Gary James is proud to present an interview with one of the brightest talents on the musical horizon today - Mr. Bertie Higgins.
Q - Are you what people would refer to as an overnight success?
A - I've been struggling and working for a single record probably since 1969. Yeah, I would say that anything that happens this rapidly in this facet of the business can be considered "overnight". I've been at music about nineteen years, so if you look at the whole thing, it's certainly not overnight. But, the success of the record has certainly launched a career. Now the problem is building the career and keeping it afloat and making it more than a one-hit single career. That's what I'm trying to do right now.
Q - How do you adjust to sudden success?
A - Well, it took me a while. The adjustment didn't happen easily. It took a good two months to even start functioning, shifting into high gear, so to speak. At times I enjoy it, at other times I hate it. It's a lot harder on this side of the fence than on the other side of the fence. I feel like I've lost something, but of course if you gain something, you always lose something.
Q - How long did it take to write "Key Largo"?
A - You know, it's funny, I recall writing, but I don't recall the time. I guess an afternoon and then the re-writes, which of course are the key to successful writing. I think a couple of weeks of spending time with my producer.
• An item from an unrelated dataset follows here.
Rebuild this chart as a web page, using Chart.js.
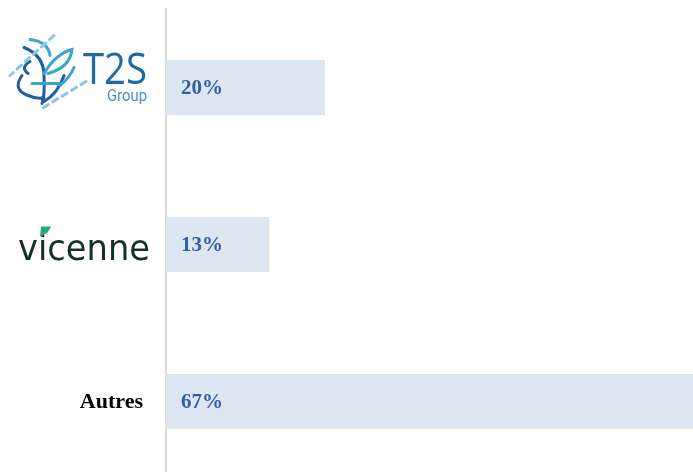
<!DOCTYPE html>
<html>
<head>
<meta charset="utf-8">
<script src="https://cdn.jsdelivr.net/npm/chart.js@4"></script>
<style>
  html, body { margin: 0; padding: 0; background: #fff; overflow: hidden; }
  #wrap { width: 693px; height: 490px; }
</style>
</head>
<body>
<div id="wrap"><canvas id="c"></canvas></div>
<script>
const categories = ['T2S Group', 'vicenne', 'Autres']
const shares = [20, 13, 67]
const shareLabels = ['20%', '13%', '67%']

// draws the category labels (two logos as text + "Autres")
const labelPlugin = {
    id: 'labels',
    afterDraw(chart) {
        const ctx = chart.ctx
        const y = chart.scales.y
        ctx.save()

        // T2S Group
        let cy = y.getPixelForValue(0)
        ctx.textBaseline = 'alphabetic'
        ctx.textAlign = 'left'
        ctx.fillStyle = '#1d6aa5'
        ctx.font = '500 43px "Open Sans", sans-serif'
        let w = ctx.measureText('T2S').width
        ctx.save()
        ctx.translate(83, cy - 4)
        ctx.scale(64 / w, 1)
        ctx.fillText('T2S', 0, 0)
        ctx.restore()
        ctx.fillStyle = '#4a8fbf'
        ctx.font = '16px Roboto, sans-serif'
        w = ctx.measureText('Group').width
        ctx.save()
        ctx.translate(107, cy + 13)
        ctx.scale(40 / w, 1)
        ctx.fillText('Group', 0, 0)
        ctx.restore()

        // leaf mark
        ctx.lineCap = 'round'
        ctx.lineWidth = 3
        ctx.strokeStyle = '#1f5f9e'
        ctx.beginPath()
        ctx.moveTo(24, cy - 40); ctx.quadraticCurveTo(44, cy - 32, 44, cy - 12)
        ctx.moveTo(44, cy - 12); ctx.quadraticCurveTo(45, cy + 8, 42, cy + 16)
        ctx.moveTo(22, cy - 12); ctx.quadraticCurveTo(12, cy + 2, 28, cy + 8)
        ctx.quadraticCurveTo(38, cy + 12, 44, cy + 10)
        ctx.moveTo(64, cy - 12); ctx.quadraticCurveTo(58, cy + 6, 44, cy + 14)
        ctx.moveTo(30, cy - 26); ctx.quadraticCurveTo(20, cy - 20, 28, cy - 14)
        ctx.stroke()
        ctx.strokeStyle = '#3aa6d0'
        ctx.beginPath()
        ctx.moveTo(44, cy - 14); ctx.quadraticCurveTo(56, cy - 34, 72, cy - 38)
        ctx.quadraticCurveTo(70, cy - 20, 48, cy - 14)
        ctx.moveTo(30, cy - 48); ctx.quadraticCurveTo(48, cy - 46, 50, cy - 32)
        ctx.moveTo(32, cy - 4); ctx.lineTo(58, cy - 4)
        ctx.moveTo(60, cy - 2); ctx.quadraticCurveTo(70, cy - 10, 74, cy - 20)
        ctx.stroke()
        ctx.strokeStyle = '#8cc6e4'
        ctx.lineWidth = 3
        ctx.setLineDash([6, 5])
        ctx.beginPath()
        ctx.moveTo(54, cy - 52); ctx.lineTo(10, cy - 12)
        ctx.moveTo(86, cy - 6); ctx.lineTo(42, cy + 21)
        ctx.stroke()
        ctx.setLineDash([])

        // vicenne
        cy = y.getPixelForValue(1)
        ctx.fillStyle = '#15302a'
        ctx.font = '36px "DejaVu Sans", sans-serif'
        w = ctx.measureText('vicenne').width
        ctx.save()
        ctx.translate(18, cy + 15)
        ctx.scale(132 / w, 1)
        ctx.fillText('vicenne', 0, 0)
        ctx.restore()
        ctx.fillStyle = '#ffffff'
        ctx.fillRect(36, cy - 22, 14, 10)
        ctx.fillStyle = '#2aa876'
        ctx.beginPath()
        ctx.moveTo(40, cy - 8); ctx.lineTo(41, cy - 18); ctx.lineTo(51, cy - 18)
        ctx.quadraticCurveTo(48, cy - 10, 40, cy - 8)
        ctx.fill()

        // Autres
        cy = y.getPixelForValue(2)
        ctx.fillStyle = '#000'
        ctx.textAlign = 'right'
        ctx.textBaseline = 'middle'
        ctx.font = 'bold 22px "Liberation Serif", serif'
        ctx.fillText(categories[2], 143, cy + 1)
        ctx.restore()
    },
    afterDatasetsDraw(chart) {
        const ctx = chart.ctx
        ctx.save()
        ctx.fillStyle = '#2f5fa7'
        ctx.font = 'bold 21px "Liberation Serif", serif'
        ctx.textAlign = 'left'
        ctx.textBaseline = 'middle'
        chart.getDatasetMeta(0).data.forEach((bar, i) => {
            ctx.fillText(shareLabels[i], bar.base + 15, bar.y + 1)
        })
        ctx.restore()
    }
}

new Chart(document.getElementById('c'), {
    type: 'bar',
    data: {
        labels: categories,
        datasets: [{
            data: shares,
            backgroundColor: '#dce6f1',
            borderWidth: 0,
            barPercentage: 0.35,
            categoryPercentage: 1
        }]
    },
    options: {
        indexAxis: 'y',
        responsive: true,
        maintainAspectRatio: false,
        animation: false,
        layout: { padding: { left: 158, top: 9, bottom: 10, right: 0 } },
        plugins: { legend: { display: false }, tooltip: { enabled: false } },
        scales: {
            x: { display: false, min: 0, max: 66.3 },
            y: {
                ticks: { display: false },
                grid: { display: false },
                border: { display: true, color: '#d9d9d9', width: 2 }
            }
        }
    },
    plugins: [labelPlugin]
})
</script>
</body>
</html>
Q - What did you do with the song after it was finally written to your satisfaction?
A - It took us four months to get the song out. It was a hard road, man. It was just amazing, we couldn't get anyone interested. A lot of people liked the song, they hated my voice. Kat Family Records turned me down and then eventually took it. It was distributed in a very limited fashion. Five thousand copies were printed and put out in the Southeast and that was it. And I find out now, it was their intention to let the thing die. They were just trying to fulfill a promise. And it took off.
Q - You once opened for The Beach Boys and The Stones?
A - Yeah, and Tom Jones, Roy Orbison...everybody in the sixties. I was in Tommy Roe's back-up band, a group called the Romans. I was the drummer. The band finally branched off on its own to ABC Paramount Records and started opening tours for The Beach Boys, Manfred Mann, The Rolling Stones, toured Europe some with Tom Jones. In fact, our bass player was Berry Oakley, The Allman Brothers bass player who was killed.
Q - Can anyone learn how to be a successful songwriter?
A - Songwriting can be learned in its purest formula form, simply by listening to what's successful. Listen to whoever had the top twenty out right now. Listen to each one. Figure out why they're happening. Some are happening because of the beat, some are happening because of the melody. They're all happening because of a song structure - verse, chorus, verse, chorus and having a chorus which is a hook to hook you, to make you listen. The other, which comes from the heart and soul is talent that you're born with and hopefully intelligent enough and aware enough to know you have it and to work on it, and then to allow yourself to go through the emotions of life and take them wide open. And then to sit down and write about them.
Q - Do you write best when you're depressed?
A - Yeah, or at least putting on a feeling of depression of something that happened in the past, wanting lost love and hurting for it.